→ What is needed
Return all of the data exactly as given.

→ Provided data
________________________________________
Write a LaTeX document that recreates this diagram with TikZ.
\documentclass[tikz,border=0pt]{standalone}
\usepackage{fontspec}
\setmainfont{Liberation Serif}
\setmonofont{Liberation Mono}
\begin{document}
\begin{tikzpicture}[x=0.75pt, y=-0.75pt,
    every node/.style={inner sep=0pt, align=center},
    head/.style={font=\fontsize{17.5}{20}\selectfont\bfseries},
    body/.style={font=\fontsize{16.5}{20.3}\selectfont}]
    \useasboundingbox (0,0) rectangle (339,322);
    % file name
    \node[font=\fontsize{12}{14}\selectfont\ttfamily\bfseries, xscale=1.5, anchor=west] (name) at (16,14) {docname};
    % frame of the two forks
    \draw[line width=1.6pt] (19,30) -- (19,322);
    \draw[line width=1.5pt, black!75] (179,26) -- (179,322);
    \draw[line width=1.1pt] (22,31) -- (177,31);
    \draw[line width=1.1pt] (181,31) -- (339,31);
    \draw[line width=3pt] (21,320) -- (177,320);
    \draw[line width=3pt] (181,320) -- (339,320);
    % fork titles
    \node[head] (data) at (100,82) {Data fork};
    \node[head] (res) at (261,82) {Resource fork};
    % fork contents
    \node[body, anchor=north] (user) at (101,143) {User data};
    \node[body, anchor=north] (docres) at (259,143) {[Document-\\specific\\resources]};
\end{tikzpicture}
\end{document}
________________________________________
→ Task solution
Write a LaTeX document that recreates this diagram with TikZ.
\documentclass[tikz,border=0pt]{standalone}
\usepackage{fontspec}
\setmainfont{Liberation Serif}
\setmonofont{Liberation Mono}
\begin{document}
\begin{tikzpicture}[x=0.75pt, y=-0.75pt,
    every node/.style={inner sep=0pt, align=center},
    head/.style={font=\fontsize{17.5}{20}\selectfont\bfseries},
    body/.style={font=\fontsize{16.5}{20.3}\selectfont}]
    \useasboundingbox (0,0) rectangle (339,322);
    % file name
    \node[font=\fontsize{12}{14}\selectfont\ttfamily\bfseries, xscale=1.5, anchor=west] (name) at (16,14) {docname};
    % frame of the two forks
    \draw[line width=1.6pt] (19,30) -- (19,322);
    \draw[line width=1.5pt, black!75] (179,26) -- (179,322);
    \draw[line width=1.1pt] (22,31) -- (177,31);
    \draw[line width=1.1pt] (181,31) -- (339,31);
    \draw[line width=3pt] (21,320) -- (177,320);
    \draw[line width=3pt] (181,320) -- (339,320);
    % fork titles
    \node[head] (data) at (100,82) {Data fork};
    \node[head] (res) at (261,82) {Resource fork};
    % fork contents
    \node[body, anchor=north] (user) at (101,143) {User data};
    \node[body, anchor=north] (docres) at (259,143) {[Document-\\specific\\resources]};
\end{tikzpicture}
\end{document}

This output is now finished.